Rapidly shifting updates in the U.S.-China trade war have been a major source of market volatility this month, with investors grabbing hold of any evidence of progress toward a resolution of the more than year-long dispute.
The result has been a month with three separate 2% or more down days in the major U.S. stock indices, and tumbling U.S. Treasury yields as investors flocked to safety.
Some analysts have come out with strategies to try and mitigate the damage to investors’ portfolios as a result of the trade war. Many of these tactics have centered on steering market participants away from companies with high exposure to China, and shifting focus to service-producing firms, which have largely sidestepped some of the weakness evidenced in goods-producing companies as of late.
Other analysts see current conditions as laying the groundwork for a broad-based stock run-up over the next year.

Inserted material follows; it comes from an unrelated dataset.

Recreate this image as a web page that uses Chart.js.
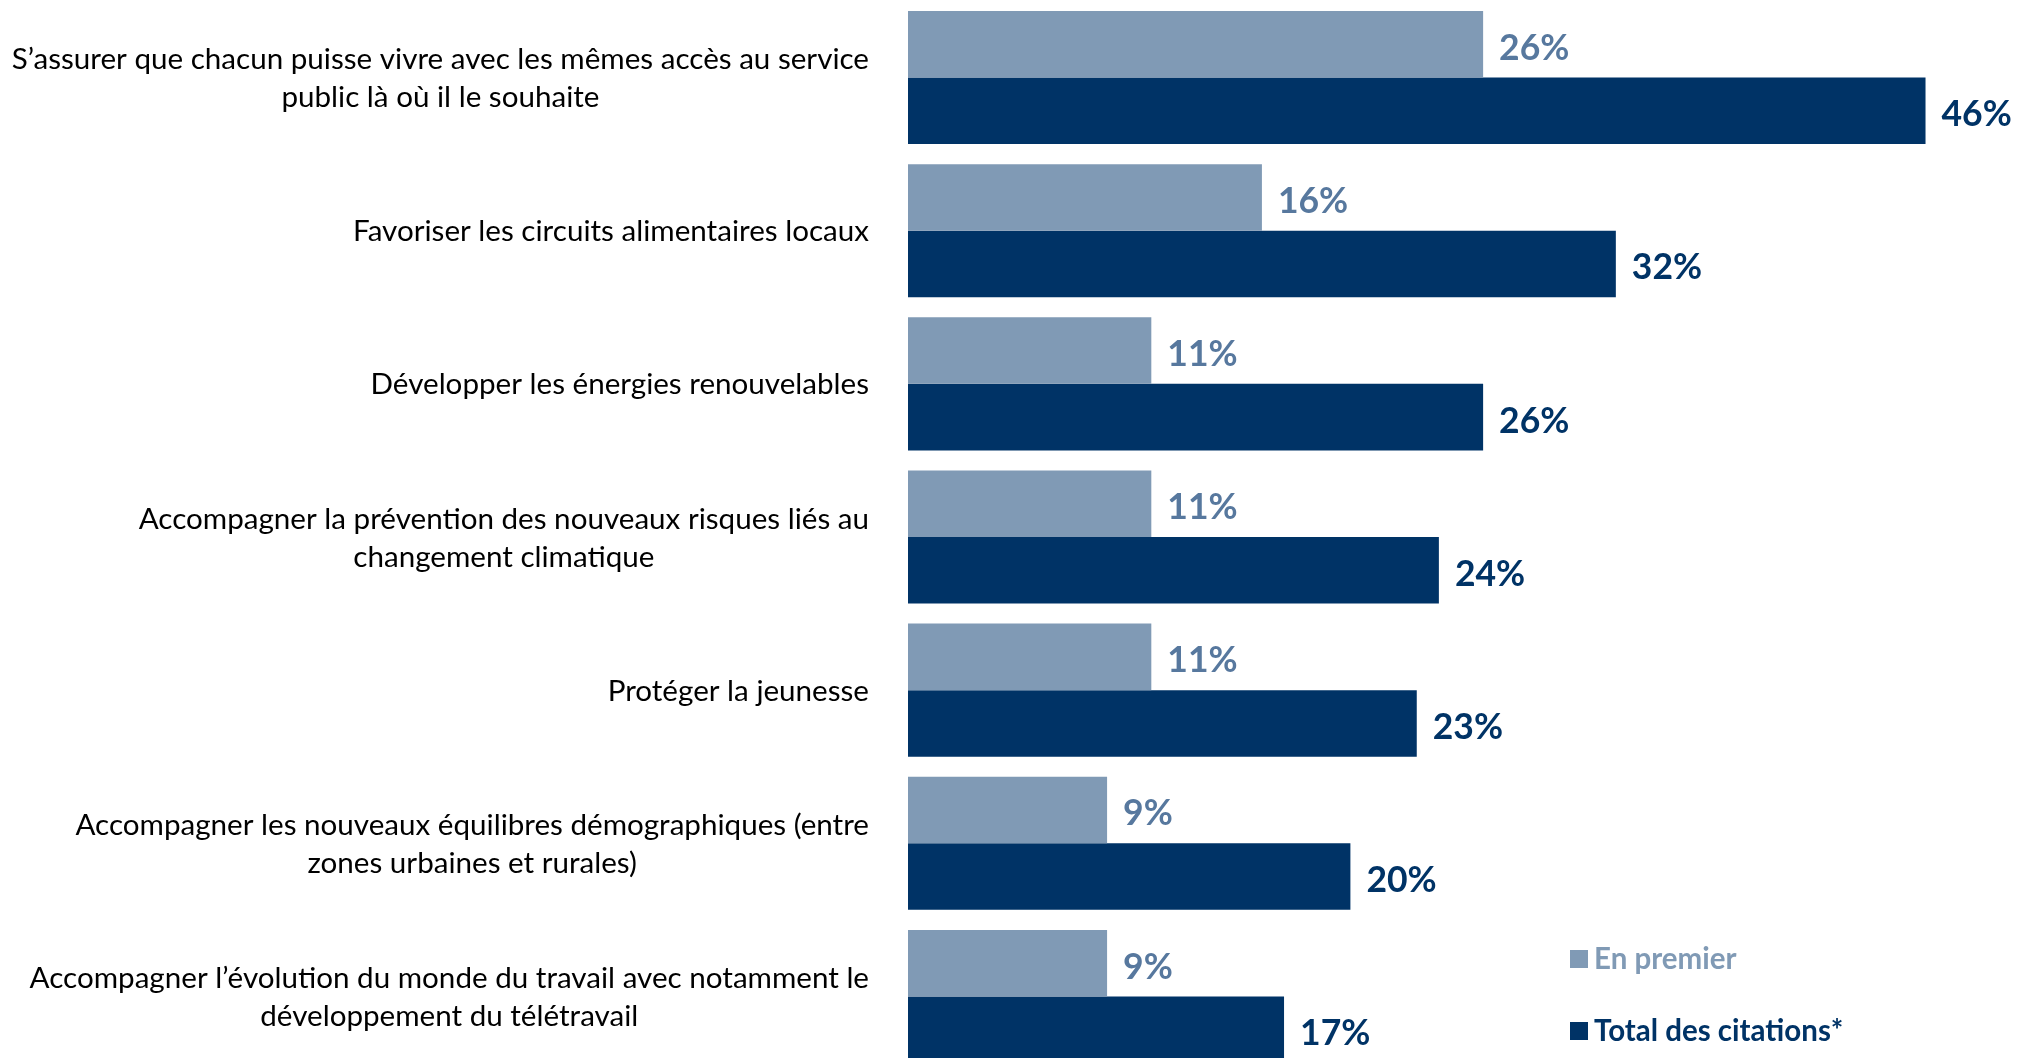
<!DOCTYPE html>
<html>
<head>
<meta charset="utf-8">
<script src="https://cdn.jsdelivr.net/npm/chart.js@4.4.1/dist/chart.umd.min.js"></script>
<style>
  html, body { margin: 0; padding: 0; background: #ffffff; overflow: hidden; }
  #wrap { width: 2020px; height: 1058px; overflow: hidden; position: relative; }
  #c { position: absolute; left: 0; top: 0; }
</style>
</head>
<body>
<div id="wrap"><canvas id="c" width="2020" height="1074"></canvas></div>
<script>
const categories = [
  ["S\u2019assurer que chacun puisse vivre avec les mêmes accès au service", "public là où il le souhaite"],
  ["Favoriser les circuits alimentaires locaux"],
  ["Développer les énergies renouvelables"],
  ["Accompagner la prévention des nouveaux risques liés au", "changement climatique"],
  ["Protéger la jeunesse"],
  ["Accompagner les nouveaux équilibres démographiques (entre", "zones urbaines et rurales)"],
  ["Accompagner l\u2019évolution du monde du travail avec notamment le", "développement du télétravail"]
];
const enPremier = [26, 16, 11, 11, 11, 9, 9];
const totalCitations = [46, 32, 26, 24, 23, 20, 17];
const seriesNames = ["En premier", "Total des citations*"];

const LIGHT = '#809ab5';
const LIGHT_TEXT = '#57789e';
const DARK = '#003366';
const FONT = 'Lato, "Open Sans", sans-serif';

const categoryLabelsPlugin = {
  id: 'categoryLabels',
  afterDraw(chart) {
    const ctx = chart.ctx;
    const yScale = chart.scales.y;
    const right = chart.chartArea.left - 39;
    const lineH = 38;
    ctx.save();
    ctx.font = '29.6px ' + FONT;
    ctx.fillStyle = '#000000';
    ctx.textBaseline = 'middle';
    ctx.textAlign = 'center';
    categories.forEach((lines, i) => {
      const yc = yScale.getPixelForValue(i) + 1;
      const maxW = Math.max(...lines.map(l => ctx.measureText(l).width));
      const cx = right - maxW / 2;
      lines.forEach((l, j) => {
        ctx.fillText(l, cx, yc + (j - (lines.length - 1) / 2) * lineH);
      });
    });
    ctx.restore();
  }
};

const valueLabelsPlugin = {
  id: 'valueLabels',
  afterDatasetsDraw(chart) {
    const ctx = chart.ctx;
    ctx.save();
    ctx.font = 'bold 35.5px ' + FONT;
    ctx.textBaseline = 'middle';
    ctx.textAlign = 'left';
    chart.data.datasets.forEach((ds, di) => {
      const meta = chart.getDatasetMeta(di);
      ctx.fillStyle = ds.labelColor;
      meta.data.forEach((bar, i) => {
        ctx.fillText(ds.data[i] + '%', bar.x + 16, bar.y + 4);
      });
    });
    ctx.restore();
  }
};

const legendPlugin = {
  id: 'customLegend',
  afterDraw(chart) {
    const ctx = chart.ctx;
    const x0 = 1570, ys = [959, 1031], sq = 18;
    ctx.save();
    ctx.font = 'bold 29.5px ' + FONT;
    ctx.textBaseline = 'middle';
    ctx.textAlign = 'left';
    chart.data.datasets.forEach((ds, di) => {
      const y = ys[di];
      ctx.fillStyle = ds.backgroundColor;
      ctx.fillRect(x0, y - sq / 2, sq, sq);
      ctx.fillStyle = ds.legendColor;
      ctx.fillText(ds.label, x0 + 24, y);
    });
    ctx.restore();
  }
};

new Chart(document.getElementById('c'), {
  type: 'bar',
  data: {
    labels: categories.map(l => l.join(' ')),
    datasets: [
      {
        label: seriesNames[0],
        data: enPremier,
        backgroundColor: LIGHT,
        labelColor: LIGHT_TEXT,
        legendColor: LIGHT,
        borderWidth: 0,
        barPercentage: 1,
        categoryPercentage: 0.869
      },
      {
        label: seriesNames[1],
        data: totalCitations,
        backgroundColor: DARK,
        labelColor: DARK,
        legendColor: DARK,
        borderWidth: 0,
        barPercentage: 1,
        categoryPercentage: 0.869
      }
    ]
  },
  options: {
    indexAxis: 'y',
    responsive: false,
    animation: false,
    devicePixelRatio: 1,
    layout: { padding: { left: 908, right: 6, top: 1, bottom: 1 } },
    plugins: {
      legend: { display: false },
      tooltip: { enabled: false }
    },
    scales: {
      x: { min: 0, max: 50, display: false },
      y: { display: false }
    }
  },
  plugins: [categoryLabelsPlugin, valueLabelsPlugin, legendPlugin]
});
</script>
</body>
</html>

“We believe the increasingly pessimistic sentiment among individual investors, our key tactical indicators, and flight to quality as evidenced in U.S. Treasury yields, sets the stage for the next leg higher toward our 2020 SPX target of 3,350 driven by: (1) “less poor” global economic data; (2) significantly more accommodative monetary policy; and (3) news and tweet fatigue,” Canaccord Genuity analyst Tony Dwyer said in a note to clients Thursday.
“There is no question the trade war is accelerating, but we believe it has largely kept investors on the sidelines over recent weeks, and we believe it is time to react,” he added.
Dwyer’s 2020 price target for the S&P 500 implies 16% upside from Wednesday’s closing level.
U.S. economic activity was revised lower for the second quarter, based on the government’s second print on gross domestic product for the period. However, data on the consumer – the primary growth engine of the U.S. economy – was revised even higher than its previous pace.
Second-quarter GDP grew 2.0% at an annualized pace, according to the revision, down from the 2.1% clip reported previously. The read was in-line with consensus economist expectations.
Personal consumption grew 4.7%, up from the 4.3% pace previously reported and marking the highest reading since 2014. Consumption comprises 70% of domestic economic activity. However, this surge in consumer activity was offset in the overall GDP read by lower readings for trade-sensitive data on exports and inventories, as well as softer prints for residential investment and government spending.